Abstract

The Neutral Atom Detector Unit (NUADU) aboard the TC‐2 spacecraft recorded energetic neutral atom (ENA) image data for >3 h during part of the main and recovery phases of a major magnetic storm on 15 May 2005. A custom designed, constrained linear inversion method was applied to retrieve ring current ion distributions in the ENA records out to L = 6.6. Comparisons were then made between the ion fluxes retrieved from these ENA data (energy ranges 50–81 keV and 81–158 keV) and complementary, contemporaneous particle fluxes measured in situ by Synchronous Orbit Particle Analyzer (SOPA) instruments aboard a series of geosynchronous satellites that were launched to encircle the equatorial plane at L ∼ 6.6 by the Los Alamos National Laboratory (LANL). The ENA data revealed the development of two emission peaks during the main phase of the storm which corresponded to the arrival from the magnetotail of a pair of particle injections. These injections reached, in each case, maximum value before the corresponding AL index amplitude peak was attained. The main phase of the storm concluded (Dst ≈ −256 nT) in the aftermath of this event pair, and the ring current ion fluxes thereafter gradually decayed over several hours (the storm recovery phase). This is the first time that the linear inversion method developed for NUADU data has been globally validated using multipoint in situ measurements made at different magnetic local times. It was found that the higher the derived flux values were on the duskside/nightside, the closer they were to the in situ measurements.

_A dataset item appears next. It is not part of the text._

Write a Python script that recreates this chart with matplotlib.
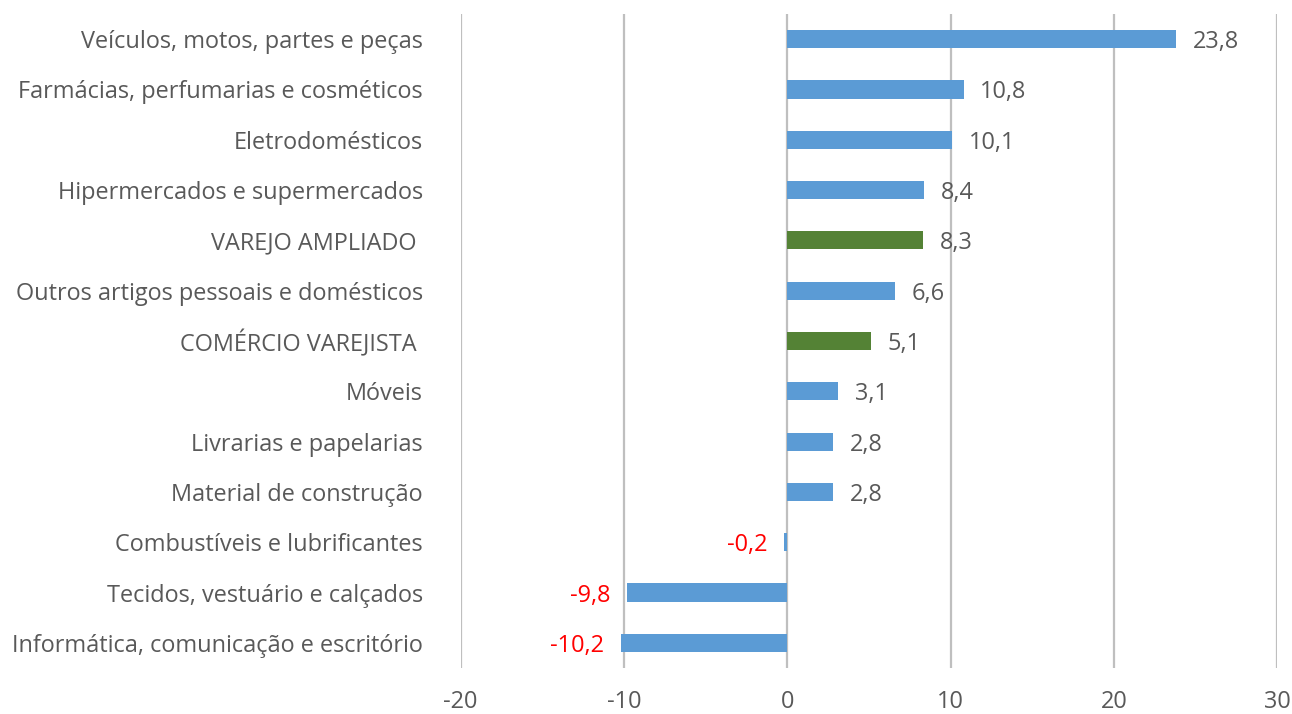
import matplotlib
matplotlib.use("Agg")
import matplotlib.pyplot as plt

categories = [
    "Veículos, motos, partes e peças",
    "Farmácias, perfumarias e cosméticos",
    "Eletrodomésticos",
    "Hipermercados e supermercados",
    "VAREJO AMPLIADO ",
    "Outros artigos pessoais e domésticos",
    "COMÉRCIO VAREJISTA ",
    "Móveis",
    "Livrarias e papelarias",
    "Material de construção",
    "Combustíveis e lubrificantes",
    "Tecidos, vestuário e calçados",
    "Informática, comunicação e escritório",
]
values = [23.8, 10.8, 10.1, 8.4, 8.3, 6.6, 5.1, 3.1, 2.8, 2.8, -0.2, -9.8, -10.2]
highlight = ["VAREJO AMPLIADO ", "COMÉRCIO VAREJISTA "]
xticks = [-20, -10, 0, 10, 20, 30]

BLUE = "#5B9BD5"
GREEN = "#548235"
TEXT = "#595959"
FONT = ["Open Sans", "DejaVu Sans"]
FS = 16.9

plt.rcParams["font.family"] = FONT

fig = plt.figure(figsize=(12.92, 7.14), dpi=100)
ax = fig.add_axes([0.3565, 0.0644, 0.632, 0.916])

y = list(range(len(categories)))
colors = [GREEN if c in highlight else BLUE for c in categories]
ax.barh(y, values, height=0.36, color=colors, zorder=3)

ax.set_ylim(len(categories) - 0.5, -0.5)
ax.set_xlim(-20, 30)
ax.set_xticks(xticks)
ax.set_xticklabels([str(t) for t in xticks], color=TEXT, fontsize=FS)
ax.set_yticks(y)
ax.set_yticklabels(categories, color=TEXT, fontsize=FS)
ax.tick_params(axis="both", length=0)
ax.tick_params(axis="y", pad=27)
ax.tick_params(axis="x", pad=16)
for s in ax.spines.values():
    s.set_visible(False)
ax.grid(axis="x", color="#BFBFBF", linewidth=1.6, zorder=0)
ax.grid(axis="y", visible=False)

for yi, v in zip(y, values):
    lbl = f"{v:.1f}".replace(".", ",")
    if v >= 0:
        ax.annotate(lbl, (v, yi), xytext=(12, 0), textcoords="offset points",
                    ha="left", va="center_baseline", color=TEXT, fontsize=FS)
    else:
        ax.annotate(lbl, (v, yi), xytext=(-12, 0), textcoords="offset points",
                    ha="right", va="center_baseline", color="#FF0000", fontsize=FS)

fig.savefig("out.png", dpi=100)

The retrieved fluxes obtained on the duskside/nightside tended, however, to be still somewhat underestimated since the ENA measurements concerned were made around the outer edge of the ring current at an altitude where the magnetic field in the inner magnetosphere deviates from that dipole configuration assumed in the inversion procedure to pertain there. The two methods utilized to study ions during a large magnetic storm are complementary in that the retrieved ion fluxes provide high time resolution information concerning the changing, large‐scale structure of ring current events, whereas in situ flux sampling presents “measurement truth” at particular locations within individual ring currents.